- Information supplied -
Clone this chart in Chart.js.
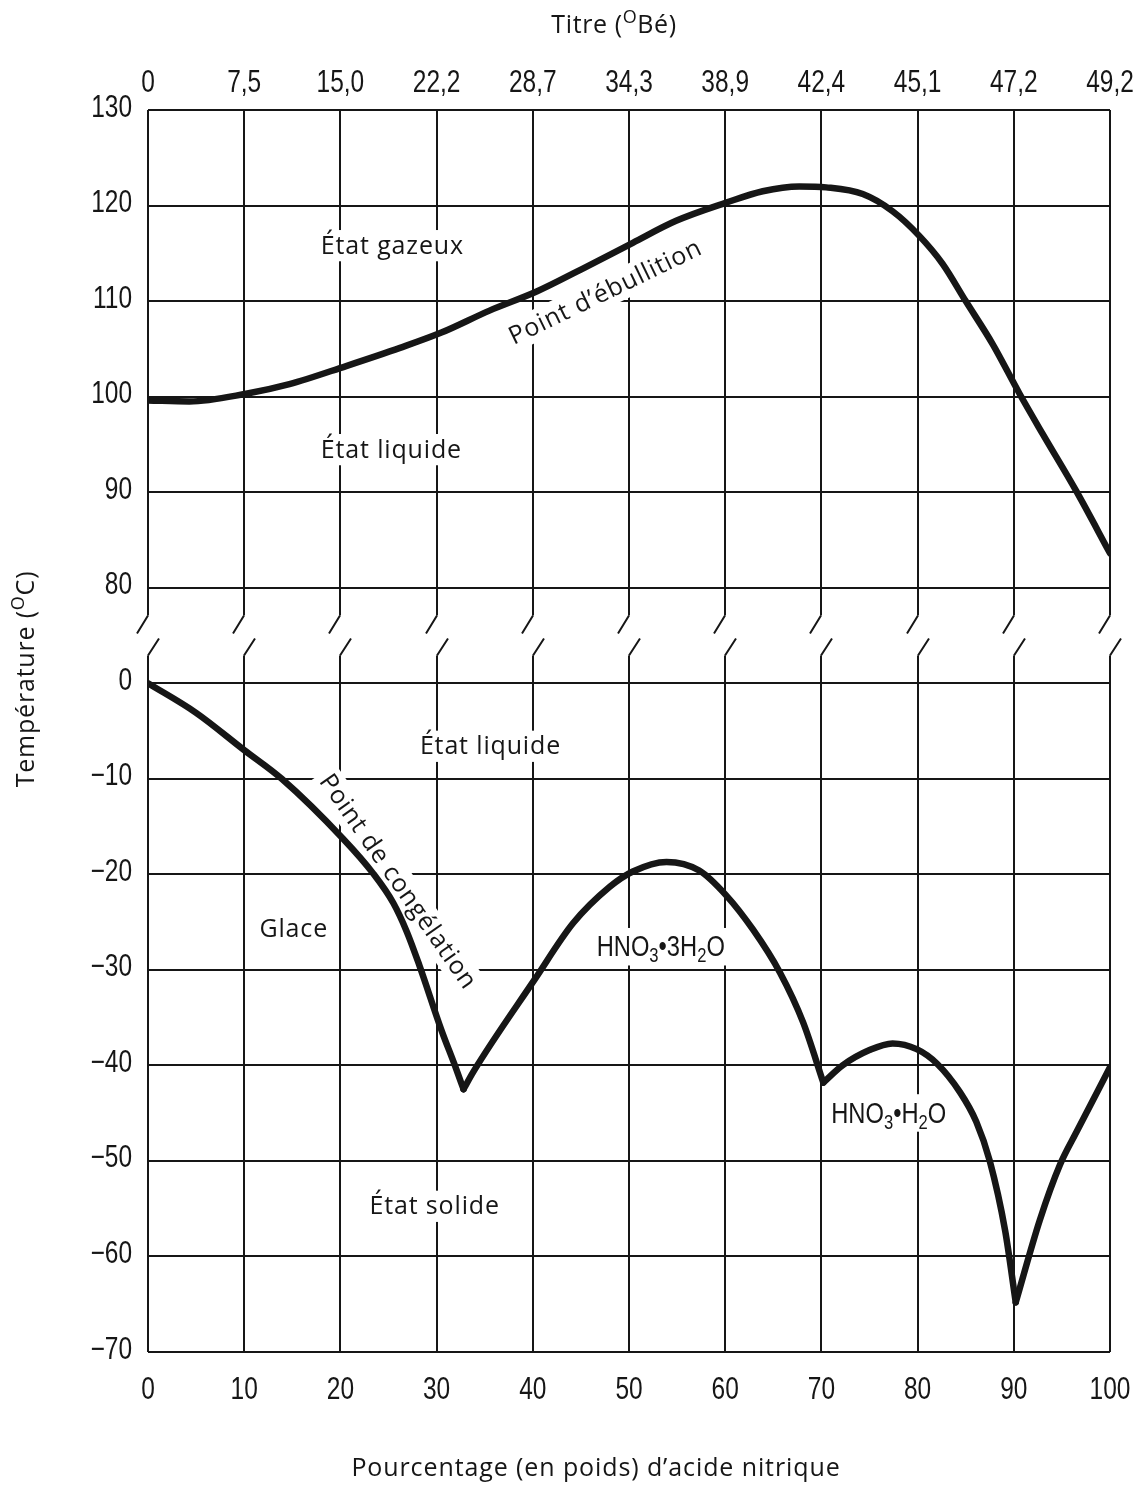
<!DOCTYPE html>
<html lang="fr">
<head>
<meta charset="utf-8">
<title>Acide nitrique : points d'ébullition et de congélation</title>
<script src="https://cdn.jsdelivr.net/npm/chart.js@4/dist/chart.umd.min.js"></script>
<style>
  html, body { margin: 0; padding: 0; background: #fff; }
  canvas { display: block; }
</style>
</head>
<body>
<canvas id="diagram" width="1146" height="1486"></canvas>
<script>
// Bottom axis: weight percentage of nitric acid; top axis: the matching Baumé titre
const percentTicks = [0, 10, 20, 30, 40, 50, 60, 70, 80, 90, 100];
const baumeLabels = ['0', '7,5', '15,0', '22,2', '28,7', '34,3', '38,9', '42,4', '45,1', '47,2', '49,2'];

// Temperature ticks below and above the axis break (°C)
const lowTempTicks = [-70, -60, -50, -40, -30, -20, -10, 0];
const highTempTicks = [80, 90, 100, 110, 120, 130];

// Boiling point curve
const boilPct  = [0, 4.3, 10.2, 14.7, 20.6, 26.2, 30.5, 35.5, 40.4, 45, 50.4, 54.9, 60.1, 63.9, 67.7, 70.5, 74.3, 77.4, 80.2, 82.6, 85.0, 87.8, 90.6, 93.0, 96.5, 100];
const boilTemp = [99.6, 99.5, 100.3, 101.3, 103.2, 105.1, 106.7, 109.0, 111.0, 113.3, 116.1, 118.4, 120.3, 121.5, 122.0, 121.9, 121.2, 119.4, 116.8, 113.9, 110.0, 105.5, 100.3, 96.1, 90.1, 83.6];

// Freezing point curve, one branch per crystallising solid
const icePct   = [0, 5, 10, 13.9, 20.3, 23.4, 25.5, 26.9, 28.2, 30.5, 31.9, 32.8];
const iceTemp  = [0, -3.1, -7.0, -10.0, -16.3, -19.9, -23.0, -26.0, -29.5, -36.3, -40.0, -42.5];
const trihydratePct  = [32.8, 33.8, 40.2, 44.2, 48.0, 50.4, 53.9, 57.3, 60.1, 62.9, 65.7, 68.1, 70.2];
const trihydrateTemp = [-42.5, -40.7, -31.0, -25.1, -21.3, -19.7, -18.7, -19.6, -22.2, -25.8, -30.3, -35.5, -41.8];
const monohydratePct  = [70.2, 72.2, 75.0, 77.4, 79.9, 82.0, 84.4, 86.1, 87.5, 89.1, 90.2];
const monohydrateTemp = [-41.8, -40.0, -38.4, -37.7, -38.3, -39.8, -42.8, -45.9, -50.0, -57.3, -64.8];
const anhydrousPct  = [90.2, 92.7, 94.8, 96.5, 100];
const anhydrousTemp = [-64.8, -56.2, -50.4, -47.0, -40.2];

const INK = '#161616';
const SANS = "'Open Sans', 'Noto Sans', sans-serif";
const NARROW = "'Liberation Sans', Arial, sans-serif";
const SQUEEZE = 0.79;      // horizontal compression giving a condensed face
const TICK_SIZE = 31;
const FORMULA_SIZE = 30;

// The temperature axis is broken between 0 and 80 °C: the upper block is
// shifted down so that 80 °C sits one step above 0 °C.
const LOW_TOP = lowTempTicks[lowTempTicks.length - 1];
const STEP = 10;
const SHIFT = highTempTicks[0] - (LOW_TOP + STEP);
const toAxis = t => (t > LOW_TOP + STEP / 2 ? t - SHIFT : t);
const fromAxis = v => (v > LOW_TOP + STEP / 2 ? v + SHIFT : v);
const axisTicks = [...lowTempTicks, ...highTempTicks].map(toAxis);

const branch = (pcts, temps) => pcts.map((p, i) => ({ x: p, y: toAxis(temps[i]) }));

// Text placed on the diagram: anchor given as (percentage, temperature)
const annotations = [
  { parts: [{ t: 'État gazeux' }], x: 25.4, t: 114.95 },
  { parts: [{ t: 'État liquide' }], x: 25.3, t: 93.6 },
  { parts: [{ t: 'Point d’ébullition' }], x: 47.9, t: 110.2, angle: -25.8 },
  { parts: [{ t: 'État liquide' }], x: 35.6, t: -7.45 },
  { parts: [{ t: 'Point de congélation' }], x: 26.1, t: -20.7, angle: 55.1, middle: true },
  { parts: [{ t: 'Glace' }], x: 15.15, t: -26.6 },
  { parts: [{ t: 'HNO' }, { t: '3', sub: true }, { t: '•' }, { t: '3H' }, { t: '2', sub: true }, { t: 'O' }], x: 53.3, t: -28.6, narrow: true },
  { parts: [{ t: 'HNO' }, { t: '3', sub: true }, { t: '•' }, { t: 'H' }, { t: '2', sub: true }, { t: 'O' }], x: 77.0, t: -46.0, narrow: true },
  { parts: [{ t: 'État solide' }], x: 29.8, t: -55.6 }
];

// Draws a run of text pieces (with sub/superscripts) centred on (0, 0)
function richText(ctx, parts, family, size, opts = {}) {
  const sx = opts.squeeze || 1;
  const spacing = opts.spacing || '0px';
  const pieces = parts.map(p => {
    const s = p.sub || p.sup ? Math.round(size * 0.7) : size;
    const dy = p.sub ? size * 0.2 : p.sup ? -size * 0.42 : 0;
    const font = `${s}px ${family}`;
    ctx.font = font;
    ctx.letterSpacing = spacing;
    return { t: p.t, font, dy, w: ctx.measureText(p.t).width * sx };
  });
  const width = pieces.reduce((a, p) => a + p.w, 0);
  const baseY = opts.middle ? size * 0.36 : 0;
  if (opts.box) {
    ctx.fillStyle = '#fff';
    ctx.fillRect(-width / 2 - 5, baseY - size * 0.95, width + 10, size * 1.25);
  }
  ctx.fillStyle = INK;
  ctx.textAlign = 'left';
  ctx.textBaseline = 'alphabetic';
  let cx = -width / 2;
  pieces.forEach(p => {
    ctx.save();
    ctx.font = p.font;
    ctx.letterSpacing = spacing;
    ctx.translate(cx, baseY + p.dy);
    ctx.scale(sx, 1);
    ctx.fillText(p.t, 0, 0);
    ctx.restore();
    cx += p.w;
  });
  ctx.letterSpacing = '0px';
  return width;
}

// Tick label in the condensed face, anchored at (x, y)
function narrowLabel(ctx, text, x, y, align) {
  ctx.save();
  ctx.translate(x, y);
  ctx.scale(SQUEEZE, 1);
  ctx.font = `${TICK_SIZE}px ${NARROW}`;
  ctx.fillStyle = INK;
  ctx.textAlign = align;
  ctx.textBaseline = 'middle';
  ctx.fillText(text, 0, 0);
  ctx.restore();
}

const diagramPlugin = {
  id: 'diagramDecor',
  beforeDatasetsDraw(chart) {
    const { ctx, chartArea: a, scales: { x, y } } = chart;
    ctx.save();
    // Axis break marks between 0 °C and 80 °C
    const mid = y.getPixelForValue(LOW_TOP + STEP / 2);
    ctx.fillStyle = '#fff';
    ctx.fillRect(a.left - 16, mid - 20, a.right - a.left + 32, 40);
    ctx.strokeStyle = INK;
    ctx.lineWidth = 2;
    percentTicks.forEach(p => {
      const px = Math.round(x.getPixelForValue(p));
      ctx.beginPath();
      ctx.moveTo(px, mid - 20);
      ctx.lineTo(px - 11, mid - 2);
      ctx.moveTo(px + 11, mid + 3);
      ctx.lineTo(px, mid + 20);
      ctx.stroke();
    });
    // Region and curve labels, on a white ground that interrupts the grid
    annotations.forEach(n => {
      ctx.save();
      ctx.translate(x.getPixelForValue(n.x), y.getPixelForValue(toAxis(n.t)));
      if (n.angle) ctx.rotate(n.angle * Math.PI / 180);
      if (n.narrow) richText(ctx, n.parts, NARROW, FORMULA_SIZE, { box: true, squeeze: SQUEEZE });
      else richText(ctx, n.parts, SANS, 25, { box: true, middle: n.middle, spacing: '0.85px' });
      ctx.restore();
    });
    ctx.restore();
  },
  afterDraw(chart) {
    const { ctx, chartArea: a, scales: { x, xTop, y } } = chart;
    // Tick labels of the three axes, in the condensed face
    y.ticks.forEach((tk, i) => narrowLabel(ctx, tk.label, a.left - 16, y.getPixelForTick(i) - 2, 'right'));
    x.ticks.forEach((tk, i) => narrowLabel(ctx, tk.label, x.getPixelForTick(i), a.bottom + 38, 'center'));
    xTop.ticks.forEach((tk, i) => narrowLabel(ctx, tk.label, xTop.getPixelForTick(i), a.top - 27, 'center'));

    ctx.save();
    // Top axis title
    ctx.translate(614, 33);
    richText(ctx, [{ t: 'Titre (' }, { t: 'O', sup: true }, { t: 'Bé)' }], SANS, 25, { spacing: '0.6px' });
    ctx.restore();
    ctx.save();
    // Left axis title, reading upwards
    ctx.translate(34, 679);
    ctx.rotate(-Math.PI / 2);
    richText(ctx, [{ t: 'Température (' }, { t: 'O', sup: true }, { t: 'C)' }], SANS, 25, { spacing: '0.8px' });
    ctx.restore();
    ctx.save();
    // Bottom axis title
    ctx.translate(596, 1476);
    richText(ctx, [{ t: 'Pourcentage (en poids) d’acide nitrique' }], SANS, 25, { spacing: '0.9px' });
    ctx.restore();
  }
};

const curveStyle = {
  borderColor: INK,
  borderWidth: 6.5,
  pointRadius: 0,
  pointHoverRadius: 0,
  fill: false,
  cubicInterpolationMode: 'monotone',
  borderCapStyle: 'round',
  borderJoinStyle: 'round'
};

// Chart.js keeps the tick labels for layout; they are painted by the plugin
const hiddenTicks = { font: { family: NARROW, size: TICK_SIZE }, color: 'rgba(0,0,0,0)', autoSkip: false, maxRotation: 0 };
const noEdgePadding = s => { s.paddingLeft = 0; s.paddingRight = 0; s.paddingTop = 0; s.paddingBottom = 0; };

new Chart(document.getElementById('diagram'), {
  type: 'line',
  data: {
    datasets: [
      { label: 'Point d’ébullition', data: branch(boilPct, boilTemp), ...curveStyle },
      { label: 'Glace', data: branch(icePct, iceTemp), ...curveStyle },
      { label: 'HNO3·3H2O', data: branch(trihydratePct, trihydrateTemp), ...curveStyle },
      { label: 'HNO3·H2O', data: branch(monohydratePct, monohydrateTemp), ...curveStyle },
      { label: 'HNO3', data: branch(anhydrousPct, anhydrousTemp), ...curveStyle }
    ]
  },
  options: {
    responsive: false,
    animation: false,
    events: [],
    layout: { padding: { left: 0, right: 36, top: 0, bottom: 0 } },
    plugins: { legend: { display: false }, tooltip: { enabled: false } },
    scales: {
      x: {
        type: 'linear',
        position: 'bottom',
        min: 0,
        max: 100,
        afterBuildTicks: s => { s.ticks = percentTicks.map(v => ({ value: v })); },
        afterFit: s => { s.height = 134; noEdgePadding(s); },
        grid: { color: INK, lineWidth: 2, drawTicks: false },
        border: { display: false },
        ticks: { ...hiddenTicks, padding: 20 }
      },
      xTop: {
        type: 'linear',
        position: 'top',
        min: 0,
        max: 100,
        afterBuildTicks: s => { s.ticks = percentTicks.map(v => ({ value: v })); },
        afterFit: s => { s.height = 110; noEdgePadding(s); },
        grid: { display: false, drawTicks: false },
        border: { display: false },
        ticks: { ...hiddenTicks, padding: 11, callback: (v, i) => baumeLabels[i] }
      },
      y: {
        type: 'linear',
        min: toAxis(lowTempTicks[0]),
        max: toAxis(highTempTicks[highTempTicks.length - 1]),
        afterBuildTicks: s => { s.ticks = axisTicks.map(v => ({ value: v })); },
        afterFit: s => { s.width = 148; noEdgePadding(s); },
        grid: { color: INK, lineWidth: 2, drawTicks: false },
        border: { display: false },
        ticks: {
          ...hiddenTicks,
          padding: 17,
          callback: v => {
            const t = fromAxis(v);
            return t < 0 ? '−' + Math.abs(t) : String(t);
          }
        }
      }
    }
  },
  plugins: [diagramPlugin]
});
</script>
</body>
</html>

- Job -
Please reproduce the listing exactly from its opening line through the line that contains "const highTempTicks = [80, 90, 100, 110, 120, 130];", both included, with all pictures omitted.

- Answer in full -
Clone this chart in Chart.js.
<!DOCTYPE html>
<html lang="fr">
<head>
<meta charset="utf-8">
<title>Acide nitrique : points d'ébullition et de congélation</title>
<script src="https://cdn.jsdelivr.net/npm/chart.js@4/dist/chart.umd.min.js"></script>
<style>
  html, body { margin: 0; padding: 0; background: #fff; }
  canvas { display: block; }
</style>
</head>
<body>
<canvas id="diagram" width="1146" height="1486"></canvas>
<script>
// Bottom axis: weight percentage of nitric acid; top axis: the matching Baumé titre
const percentTicks = [0, 10, 20, 30, 40, 50, 60, 70, 80, 90, 100];
const baumeLabels = ['0', '7,5', '15,0', '22,2', '28,7', '34,3', '38,9', '42,4', '45,1', '47,2', '49,2'];

// Temperature ticks below and above the axis break (°C)
const lowTempTicks = [-70, -60, -50, -40, -30, -20, -10, 0];
const highTempTicks = [80, 90, 100, 110, 120, 130];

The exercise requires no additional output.